Dyskusja będzie dotyczyła m.in. kwestii ewentualnych sankcji na Białoruś. W poniedziałek premier Mateusz Morawiecki rozmawiał z szefową Komisji Europejskiej Ursulą von der Leyen na temat sytuacji w tym kraju. Z kolei minister spraw zagranicznych Jacek Czaputowicz rozmawiał z szefem unijnej dyplomacji Josepem Borrellem. Nad zorganizowaniem rozmów ministrów spraw zagranicznych pracowali też polscy dyplomaci w Brukseli. Polska zabiega również o zorganizowanie nadzwyczajnego szczytu UE ws. Białorusi. Z kolei prezydent Andrzej Duda skierował dziś do członków Rady Praw Człowieka ONZ apel, żeby nie być obojętnym na sytuację na Białorusi.
Jak wskazuje senator PiS Zdzisław Pupa – Polska jako bliski sąsiad Białorusi jest żywo zainteresowana prawdziwą niepodległością na Białorusi.
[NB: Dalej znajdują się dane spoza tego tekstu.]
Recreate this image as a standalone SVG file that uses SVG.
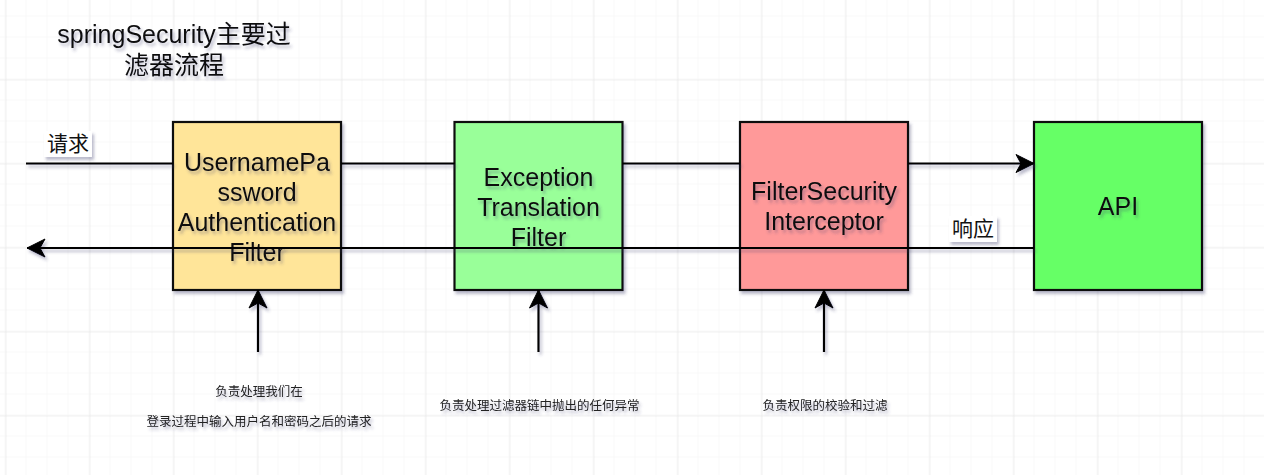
<svg xmlns="http://www.w3.org/2000/svg" width="1264" height="475" viewBox="0 0 1264 475">
<defs>
<pattern id="minor" x="5.5" y="16.5" width="21" height="21" patternUnits="userSpaceOnUse">
<path d="M21 0V21M0 21H21" fill="none" stroke="#f2f2f2" stroke-width="1"/>
</pattern>
<pattern id="major" x="5.5" y="79.5" width="84" height="84" patternUnits="userSpaceOnUse">
<path d="M0 0V84M0 0H84" fill="none" stroke="#e2e2e2" stroke-width="1"/>
</pattern>
<filter id="sh" x="-20%" y="-20%" width="150%" height="150%">
<feDropShadow dx="2" dy="3" stdDeviation="1.6" flood-color="#3a3a6a" flood-opacity="0.35"/>
</filter>
<filter id="shl" filterUnits="userSpaceOnUse" x="0" y="0" width="1264" height="475">
<feDropShadow dx="2" dy="3" stdDeviation="1.6" flood-color="#3a3a6a" flood-opacity="0.35"/>
</filter>
<marker id="ah" viewBox="0 0 20 20" refX="19" refY="10" markerWidth="20" markerHeight="20" markerUnits="userSpaceOnUse" orient="auto">
<path d="M19 10L1 1L6 10L1 19Z" fill="#000" stroke="#000" stroke-width="1"/>
</marker>
<style>
.box{stroke:#111;stroke-width:2.2;filter:url(#sh)}
.lbl{font-family:"Liberation Sans","Noto Sans CJK SC",sans-serif;font-size:25px;fill:#111;text-anchor:middle;filter:url(#sh)}
.cn{font-family:"Liberation Sans","Noto Sans CJK SC",sans-serif;font-size:21px;fill:#111;text-anchor:middle}
.sm{font-family:"Noto Sans CJK SC",sans-serif;font-size:12.5px;fill:#222;text-anchor:middle;filter:url(#sh)}
.ln{stroke:#000;stroke-width:2.2;fill:none;filter:url(#shl)}
</style>
</defs>
<rect width="1264" height="475" fill="#fff"/>
<rect width="1264" height="475" fill="url(#minor)"/>
<rect width="1264" height="475" fill="url(#major)"/>

<g id="title">
<text class="lbl" x="174" y="43">springSecurity主要过</text>
<text class="lbl" x="174" y="74">滤器流程</text>
</g>

<g id="node-upaf">
<rect class="box" x="173" y="122" width="168" height="168" fill="#FFE599"/>
<text class="lbl" x="257" y="171">UsernamePa</text>
<text class="lbl" x="257" y="201">ssword</text>
<text class="lbl" x="257" y="231">Authentication</text>
<text class="lbl" x="257" y="261">Filter</text>
</g>
<g id="node-etf">
<rect class="box" x="454.5" y="122" width="168" height="168" fill="#99FF99"/>
<text class="lbl" x="538.5" y="186">Exception</text>
<text class="lbl" x="538.5" y="216">Translation</text>
<text class="lbl" x="538.5" y="246">Filter</text>
</g>
<g id="node-fsi">
<rect class="box" x="740" y="122" width="168" height="168" fill="#FF9999"/>
<text class="lbl" x="824" y="200">FilterSecurity</text>
<text class="lbl" x="824" y="230">Interceptor</text>
</g>
<g id="node-api">
<rect class="box" x="1034" y="122" width="168" height="168" fill="#66FF66"/>
<text class="lbl" x="1118" y="215">API</text>
</g>

<g id="connectors">
<path class="ln" d="M26 163.5H173M341 163.5H454.5M622.5 163.5H740"/>
<path class="ln" d="M908 163.5H1034" marker-end="url(#ah)"/>
<path class="ln" d="M1034 248H27" marker-end="url(#ah)"/>
<path class="ln" d="M258 352V290" marker-end="url(#ah)"/>
<path class="ln" d="M538.5 352V290" marker-end="url(#ah)"/>
<path class="ln" d="M824 352V290" marker-end="url(#ah)"/>
<g id="label-req">
<rect x="44" y="131" width="48" height="26" fill="#fff" filter="url(#sh)"/>
<text class="cn" x="68" y="151">请求</text>
</g>
<g id="label-resp">
<rect x="949" y="216" width="48" height="26" fill="#fff" filter="url(#sh)"/>
<text class="cn" x="973" y="236">响应</text>
</g>
</g>

<g id="note-1">
<text class="sm" x="259" y="396">负责处理我们在</text>
<text class="sm" x="259" y="426">登录过程中输入用户名和密码之后的请求</text>
</g>
<g id="note-2">
<text class="sm" x="539.5" y="409.5">负责处理过滤器链中抛出的任何异常</text>
</g>
<g id="note-3">
<text class="sm" x="825" y="409.5">负责权限的校验和过滤</text>
</g>
</svg>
– Żeby Białoruś była państwem w pełni demokratycznym – to są oczekiwania z naszej strony. My nie oczekujemy rzeczy nadzwyczajnych, oczekujemy określonych standardów, które powinny obowiązywać w całym świecie, dlatego rząd polski, prezydent RP podejmują działania, które doprowadziłyby do takiej sytuacji, gdzie ta podmiotowość obywateli białoruskich byłaby w jakiś sposób dostrzeżona i zauważona. Wybory muszą przebiegać w sposób demokratyczny. Wyborcy muszą podejmować w sposób rozsądny decyzję zgodnie z ich przekonaniami i tak też się dzieje w każdym kraju i tak też powinno się dziać na Białorusi – akcentuje senator Zdzisław Pupa.
Od niedzieli w Mińsku i innych miejscach na Białorusi dochodzi do protestów przeciwko sfałszowaniu wyników wyborów prezydenckich. Według MSW, tylko w niedzielę i poniedziałek zatrzymano w całym kraju ponad pięć tysięcy osób. Potwierdzono śmierć jednego protestującego.